At the same time, the movie’s sheer scale has made it a lightning rod. The Amazon MGM Studios release was marketed far beyond what most documentaries see, and it landed in a rare zone: a heavily promoted political documentary rolling out while Donald Trump is in office, something industry observers note is unusual for presidential families.
The bigger picture: strong “documentary numbers,” noisy discourse
Despite the jokes, “Melania” posted a surprisingly strong opening weekend for a documentary — about $7 million in U.S. ticket sales, according to studio estimates cited by Associated Press and echoed by The Guardian. (AP News)
That result doesn’t settle the argument around the film — it just reframes it. Critics have been harsh, while audience polling (including an “A” CinemaScore referenced in coverage) suggests many ticket-buyers liked what they saw.
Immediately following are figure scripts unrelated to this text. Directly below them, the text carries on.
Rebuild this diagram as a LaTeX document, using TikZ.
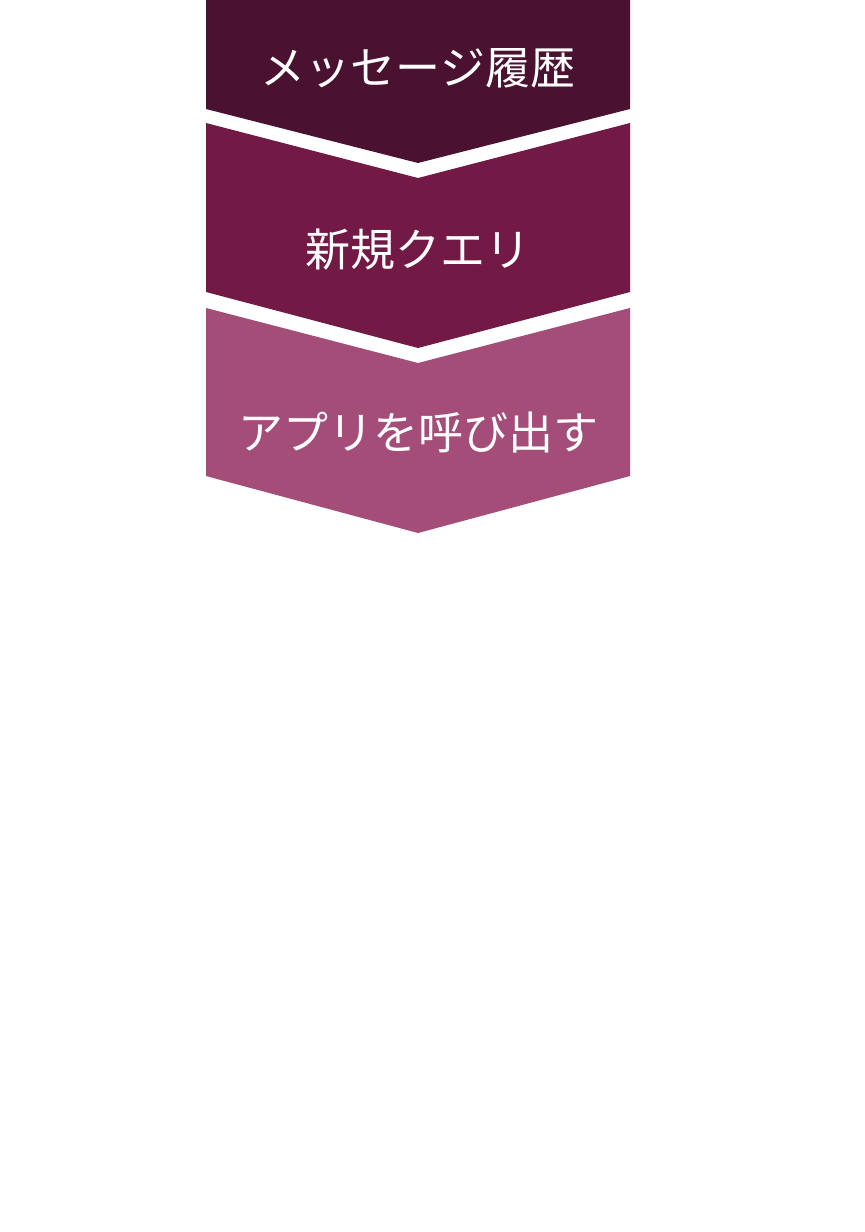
\documentclass[tikz,border=0pt]{standalone}
\usepackage{fontspec}
\newfontfamily\jpfont{Noto Sans CJK JP}
\usetikzlibrary{positioning}
\definecolor{ciruelaOscuro}{HTML}{4A1230}
\definecolor{ciruelaMedio}{HTML}{721945}
\definecolor{ciruelaClaro}{HTML}{A34D78}
\tikzstyle{Etiqueta}=[text=white, font=\jpfont\fontsize{22.5pt}{27pt}\selectfont, inner sep=0pt]

\begin{document}
\begin{tikzpicture}[x=0.5pt, y=-0.5pt]
	\useasboundingbox (0,0) rectangle (864,1232);
	%Flechas
	\fill[ciruelaOscuro] (206,0) -- (630,0) -- (630,109) -- (418,163) -- (206,109) -- cycle;
	\fill[ciruelaMedio] (206,123) -- (418,178) -- (630,123) -- (630,292) -- (418,348) -- (206,292) -- cycle;
	\fill[ciruelaClaro] (206,308) -- (418,363) -- (630,308) -- (630,476) -- (418,533) -- (206,476) -- cycle;

	%Textos
	\node[Etiqueta] (historial) at (418,68) {メッセージ履歴};
	\node[Etiqueta] (consulta) at (418,250) {新規クエリ};
	\node[Etiqueta] (llamada) at (418,433) {アプリを呼び出す};
\end{tikzpicture}
\end{document}
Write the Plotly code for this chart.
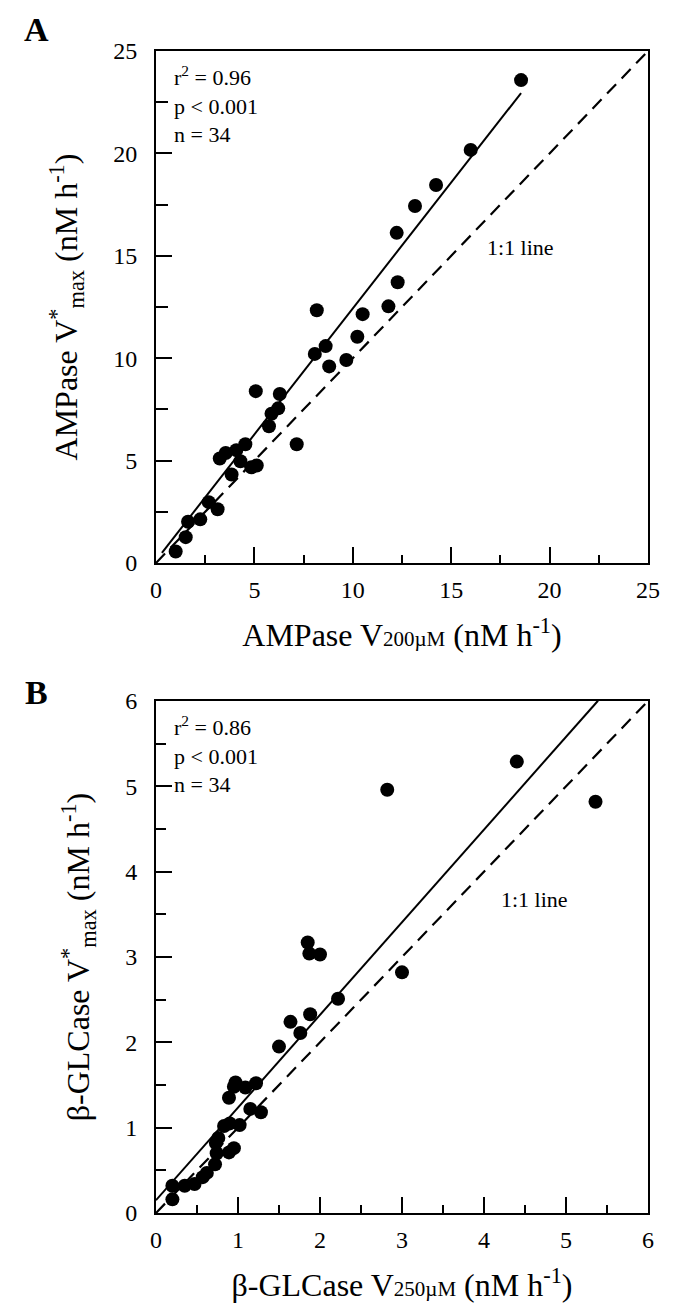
import plotly.graph_objects as go

# ---------------- data ----------------
# Panel A: AMPase
amp_v200 = [1.00, 1.51, 1.63, 2.25, 2.68, 3.13, 3.24, 3.54, 3.84, 4.08, 4.29, 4.54,
            4.84, 5.12, 5.07, 5.74, 5.87, 6.21, 6.29, 7.15, 8.07, 8.17, 8.62, 8.80,
            9.67, 10.23, 10.50, 11.81, 12.28, 12.23, 13.16, 14.23, 15.99, 18.55]
amp_vmax = [0.56, 1.26, 2.01, 2.13, 2.97, 2.62, 5.10, 5.37, 4.32, 5.51, 4.97, 5.80,
            4.67, 4.76, 8.39, 6.68, 7.29, 7.55, 8.25, 5.80, 10.21, 12.34, 10.59, 9.60,
            9.91, 11.05, 12.15, 12.53, 13.71, 16.12, 17.43, 18.46, 20.17, 23.58]
amp_fit = {"intercept": 0.13, "slope": 1.23, "x_start": 0.3, "x_end": 18.55}
amp_stats = ["r<sup>2</sup> = 0.96", "p &lt; 0.001", "n = 34"]

# Panel B: beta-GLCase
glc_v250 = [0.20, 0.20, 0.35, 0.47, 0.57, 0.62, 0.72, 0.74, 0.73, 0.76, 0.89, 0.95,
            0.83, 0.90, 1.02, 0.89, 0.97, 0.95, 1.09, 1.22, 1.15, 1.28, 1.50, 1.64,
            1.76, 1.88, 2.22, 1.85, 1.87, 2.00, 2.82, 3.00, 4.40, 5.36]
glc_vmax = [0.16, 0.32, 0.32, 0.34, 0.42, 0.47, 0.57, 0.70, 0.82, 0.88, 0.71, 0.76,
            1.02, 1.05, 1.03, 1.35, 1.53, 1.48, 1.47, 1.52, 1.22, 1.18, 1.95, 2.24,
            2.11, 2.33, 2.51, 3.17, 3.04, 3.03, 4.96, 2.82, 5.29, 4.82]
glc_fit = {"intercept": 0.15, "slope": 1.086, "x_start": 0.0, "x_end": 5.39}
glc_stats = ["r<sup>2</sup> = 0.86", "p &lt; 0.001", "n = 34"]

ranges = {"A": 25, "B": 6}

FONT = "Liberation Serif, Times New Roman, serif"
BLACK = "#000000"

fig = go.Figure()

panels = [
    ("A", "x", "y", amp_v200, amp_vmax, amp_fit, amp_stats, (18.5, 15.4)),
    ("B", "x2", "y2", glc_v250, glc_vmax, glc_fit, glc_stats, (4.62, 3.67)),
]

for name, xa, ya, xs, ys, fit, stats, lab in panels:
    r = ranges[name]
    # 1:1 dashed line
    fig.add_trace(go.Scatter(x=[0, r], y=[0, r], mode="lines", xaxis=xa, yaxis=ya,
                             line=dict(color=BLACK, width=2.2, dash="13px,8px"),
                             showlegend=False, hoverinfo="skip"))
    # regression line
    x0, x1 = fit["x_start"], fit["x_end"]
    fig.add_trace(go.Scatter(x=[x0, x1],
                             y=[fit["intercept"] + fit["slope"] * x0,
                                fit["intercept"] + fit["slope"] * x1],
                             mode="lines", xaxis=xa, yaxis=ya,
                             line=dict(color=BLACK, width=2),
                             showlegend=False, hoverinfo="skip"))
    # data points
    fig.add_trace(go.Scatter(x=xs, y=ys, mode="markers", xaxis=xa, yaxis=ya,
                             marker=dict(color=BLACK, size=14, line=dict(width=0)),
                             showlegend=False))
    # stats text
    fig.add_annotation(xref=xa + " domain", yref=ya + " domain", x=0.032, y=0.983,
                       xanchor="left", yanchor="top", align="left", showarrow=False,
                       text="<br>".join(stats),
                       font=dict(family=FONT, size=22, color=BLACK))
    # 1:1 label
    fig.add_annotation(xref=xa, yref=ya, x=lab[0], y=lab[1], showarrow=False,
                       text="1:1 line", font=dict(family=FONT, size=22, color=BLACK))

axis_common = dict(
    showline=True, linecolor=BLACK, linewidth=2, mirror=True,
    ticks="inside", ticklen=16, tickwidth=2, tickcolor=BLACK,
    showgrid=False, zeroline=False,
    tickfont=dict(family=FONT, size=24, color=BLACK),
    title_font=dict(family=FONT, size=32, color=BLACK),
)

small = "<span style='font-size:21px'>{}</span>"

fig.update_layout(
    width=675, height=1306,
    margin=dict(l=148, r=35, t=43, b=101),
    paper_bgcolor="white", plot_bgcolor="white",
    xaxis=dict(axis_common, domain=[0, 1], range=[0, 25], dtick=5, anchor="y",
               ticklabelstandoff=4,
               minor=dict(dtick=2.5, ticks="inside", ticklen=8, tickwidth=2, tickcolor=BLACK),
               title=dict(text="AMPase V" + small.format("200µM") + " (nM h<sup>-1</sup>)",
                          standoff=22)),
    yaxis=dict(axis_common, domain=[0.5594, 1], range=[0, 25], dtick=5, anchor="x",
               ticklabelstandoff=12,
               minor=dict(dtick=2.5, ticks="inside", ticklen=12, tickwidth=2, tickcolor=BLACK),
               title=dict(text="AMPase V<sup>*</sup><sub>max</sub> (nM h<sup>-1</sup>)",
                          standoff=26)),
    xaxis2=dict(axis_common, domain=[0, 1], range=[0, 6], dtick=1, anchor="y2",
                ticklabelstandoff=4,
                minor=dict(dtick=0.5, ticks="inside", ticklen=8, tickwidth=2, tickcolor=BLACK),
                title=dict(text="β-GLCase V" + small.format("250µM") + " (nM h<sup>-1</sup>)",
                           standoff=22)),
    yaxis2=dict(axis_common, domain=[0, 0.4406], range=[0, 6], dtick=1, anchor="x2",
                ticklabelstandoff=12,
                minor=dict(dtick=0.5, ticks="inside", ticklen=10, tickwidth=2, tickcolor=BLACK),
                title=dict(text="β-GLCase V<sup>*</sup><sub>max</sub> (nM h<sup>-1</sup>)",
                           standoff=26)),
)

# panel letters
for letter, py in (("A", 22), ("B", 684)):
    fig.add_annotation(xref="paper", yref="paper",
                       x=(28 - 148) / 492, y=(1205 - py) / 1162,
                       xanchor="center", yanchor="middle", showarrow=False,
                       text="<b>%s</b>" % letter,
                       font=dict(family=FONT, size=34, color=BLACK))

fig.write_html("out.html")
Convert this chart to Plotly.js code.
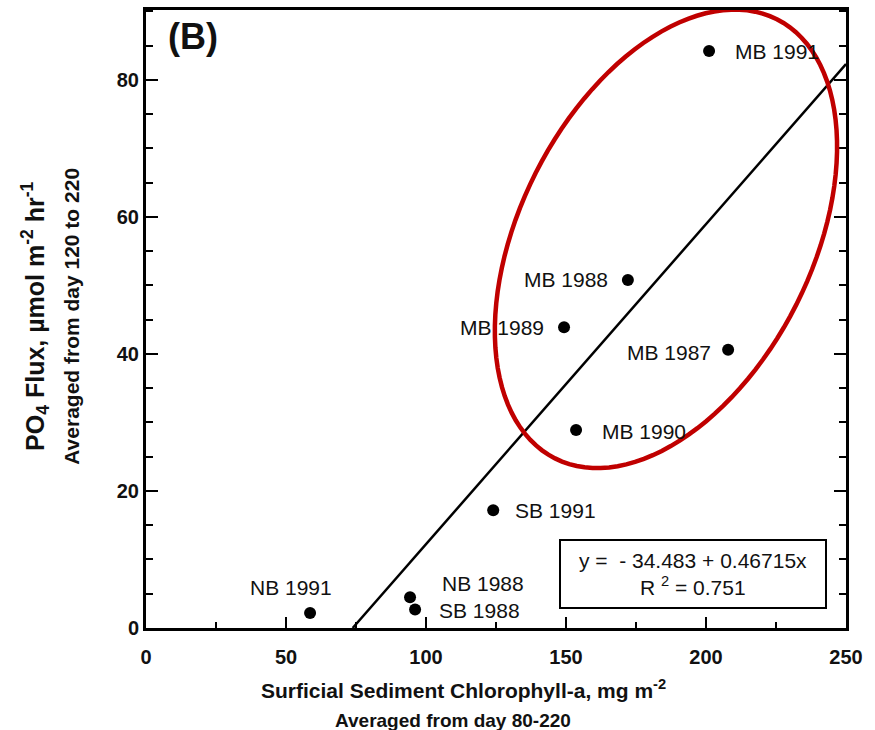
<!DOCTYPE html>
<html>
<head>
<meta charset="utf-8">
<script src="https://cdn.plot.ly/plotly-3.0.1.min.js"></script>
<style>
  html, body { margin: 0; padding: 0; background: #ffffff; }
  #chart { width: 875px; height: 730px; }
</style>
</head>
<body>
<div id="chart"></div>
<script>
// Site-years: sediment chlorophyll-a (mg m-2) vs PO4 flux (umol m-2 hr-1)
const sites = ['NB 1991', 'NB 1988', 'SB 1988', 'SB 1991', 'MB 1990', 'MB 1989', 'MB 1988', 'MB 1987', 'MB 1991'];
const chlorophyll = [58.6, 94.3, 96.1, 124.0, 153.6, 149.3, 172.1, 207.9, 201.1];
const po4Flux = [2.2, 4.5, 2.7, 17.2, 28.9, 43.9, 50.8, 40.6, 84.2];

// Least-squares fit reported on the chart
const intercept = -34.483;
const slope = 0.46715;
const rSquared = 0.751;

const xTicks = [0, 50, 100, 150, 200, 250];
const yTicks = [0, 20, 40, 60, 80];

// Label placement around each point: [anchor, xshift px, yshift px]
const labelPlacement = [
  ['center', -19, 25], ['left', 30, 14], ['left', 22, -1], ['left', 20, 0],
  ['left', 24, -2], ['right', -18, 0], ['right', -18, 0], ['right', -15, -3], ['left', 24, 0]
];

const W = 875, H = 730;
const M = { l: 146, r: 29, t: 10, b: 102 };
const xRange = [0, 250];
const yRange = [0, 90.2];
const plotW = W - M.l - M.r;
const plotH = H - M.t - M.b;

const FONT = 'Liberation Sans, Arial, Helvetica, sans-serif';

// Regression line from y = 0 crossing to the right edge of the axis
const xFitStart = -intercept / slope;
const xFit = [xFitStart, xRange[1]];
const yFit = xFit.map(x => intercept + slope * x);

const traces = [
  {
    x: xFit, y: yFit, mode: 'lines', type: 'scatter',
    line: { color: '#000000', width: 2.5 }, hoverinfo: 'skip', cliponaxis: false
  },
  {
    x: chlorophyll, y: po4Flux, mode: 'markers', type: 'scatter',
    marker: { color: '#000000', size: 12 }, text: sites, hoverinfo: 'text'
  }
];

const annotations = sites.map((name, i) => {
  const [anchor, dx, dy] = labelPlacement[i];
  return {
    x: chlorophyll[i], y: po4Flux[i], xref: 'x', yref: 'y',
    text: name, showarrow: false, xanchor: anchor, yanchor: 'middle',
    xshift: dx, yshift: dy,
    font: { family: FONT, size: 21, color: '#111111' }
  };
});

const fmt = v => (v < 0 ? '- ' + Math.abs(v) : String(v));
annotations.push(
  {
    xref: 'paper', yref: 'paper', x: (693 - M.l) / plotW, y: (M.t + plotH - 574) / plotH,
    xanchor: 'center', yanchor: 'middle', showarrow: false,
    text: 'y =  ' + fmt(intercept) + ' + ' + slope + 'x<br>R <sup>2</sup> = ' + rSquared,
    width: 264, height: 66, align: 'center', valign: 'middle',
    bordercolor: '#000000', borderwidth: 2, borderpad: 0, bgcolor: '#ffffff',
    font: { family: FONT, size: 21, color: '#111111' }
  },
  {
    xref: 'paper', yref: 'paper', x: 0.067, y: 0.957, xanchor: 'center', yanchor: 'middle',
    showarrow: false, text: '<b>(B)</b>',
    font: { family: FONT, size: 36, color: '#111111' }
  },
  {
    xref: 'paper', yref: 'paper', x: 0.453, y: -0.0988, xanchor: 'center', yanchor: 'middle',
    showarrow: false, text: '<b>Surficial Sediment Chlorophyll-a, mg m<sup>-2</sup></b>',
    font: { family: FONT, size: 21, color: '#111111' }
  },
  {
    xref: 'paper', yref: 'paper', x: 0.4386, y: -0.149, xanchor: 'center', yanchor: 'middle',
    showarrow: false, text: '<b>Averaged from day 80-220</b>',
    font: { family: FONT, size: 19, color: '#111111' }
  },
  {
    xref: 'paper', yref: 'paper', x: -0.1586, y: 0.505, xanchor: 'center', yanchor: 'middle',
    showarrow: false, textangle: -90,
    text: '<b>PO<sub>4</sub> Flux, \u00b5mol m<sup>-2</sup> hr<sup>-1</sup></b>',
    font: { family: FONT, size: 25, color: '#111111' }
  },
  {
    xref: 'paper', yref: 'paper', x: -0.1057, y: 0.5036, xanchor: 'center', yanchor: 'middle',
    showarrow: false, textangle: -90, text: '<b>Averaged from day 120 to 220</b>',
    font: { family: FONT, size: 21, color: '#111111' }
  }
);

// Highlight ellipse around the MB site-years (center in data units, axes in px)
const ell = { cx: 185.7, cy: 56.8, a: 246, b: 146, angleDeg: 63.2 };
function ellipsePath(e) {
  const pxX = plotW / (xRange[1] - xRange[0]);
  const pxY = plotH / (yRange[1] - yRange[0]);
  const phi = e.angleDeg * Math.PI / 180;
  const pts = [];
  for (let k = 0; k <= 120; k++) {
    const t = 2 * Math.PI * k / 120;
    const dx = e.a * Math.cos(t) * Math.cos(phi) - e.b * Math.sin(t) * Math.sin(phi);
    const dy = e.a * Math.cos(t) * Math.sin(phi) + e.b * Math.sin(t) * Math.cos(phi);
    pts.push([e.cx + dx / pxX, e.cy + dy / pxY]);
  }
  return 'M ' + pts.map(p => p[0].toFixed(3) + ',' + p[1].toFixed(3)).join(' L ') + ' Z';
}

const layout = {
  width: W, height: H,
  margin: M,
  paper_bgcolor: '#ffffff', plot_bgcolor: '#ffffff',
  showlegend: false,
  font: { family: FONT, color: '#111111' },
  xaxis: {
    range: xRange, tickvals: xTicks, ticktext: xTicks.map(String),
    showgrid: false, zeroline: false,
    showline: true, linecolor: '#000000', linewidth: 3, mirror: true,
    ticks: 'inside', ticklen: 11, tickwidth: 2, tickcolor: '#000000',
    minor: { dtick: 25, ticks: 'inside', ticklen: 6, tickwidth: 2, tickcolor: '#000000' },
    tickfont: { family: FONT, size: 20, color: '#111111', weight: 'bold' },
    ticklabelstandoff: 9
  },
  yaxis: {
    range: yRange, tickvals: yTicks, ticktext: yTicks.map(String),
    showgrid: false, zeroline: false,
    showline: true, linecolor: '#000000', linewidth: 3, mirror: 'ticks',
    ticks: 'inside', ticklen: 12, tickwidth: 2, tickcolor: '#000000',
    minor: { dtick: 5, ticks: 'inside', ticklen: 7, tickwidth: 2, tickcolor: '#000000' },
    tickfont: { family: FONT, size: 20, color: '#111111', weight: 'bold' },
    ticklabelstandoff: 0
  },
  shapes: [{
    type: 'path', xref: 'x', yref: 'y', path: ellipsePath(ell),
    line: { color: '#c00000', width: 4.5 }, layer: 'above'
  }],
  annotations: annotations
};

Plotly.newPlot('chart', traces, layout, { displayModeBar: false, staticPlot: true });
</script>
</body>
</html>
And the project itself remains controversial, including its association with director Brett Ratner and the unusually large spend for a documentary release, both of which have drawn scrutiny.
So… was Boston really paying people to watch?
Based on available reporting, the safest takeaway is this:
- Yes: a Craigslist post offering free tickets and $50 was widely documented and reported.
- Maybe: it may have been an attempt to boost turnout (or at least create that impression).
- Unknown: who funded it and whether anyone actually got paid.
In other words, the ad became a perfect internet object: specific enough to screenshot, ambiguous enough to argue about — and irresistible to share.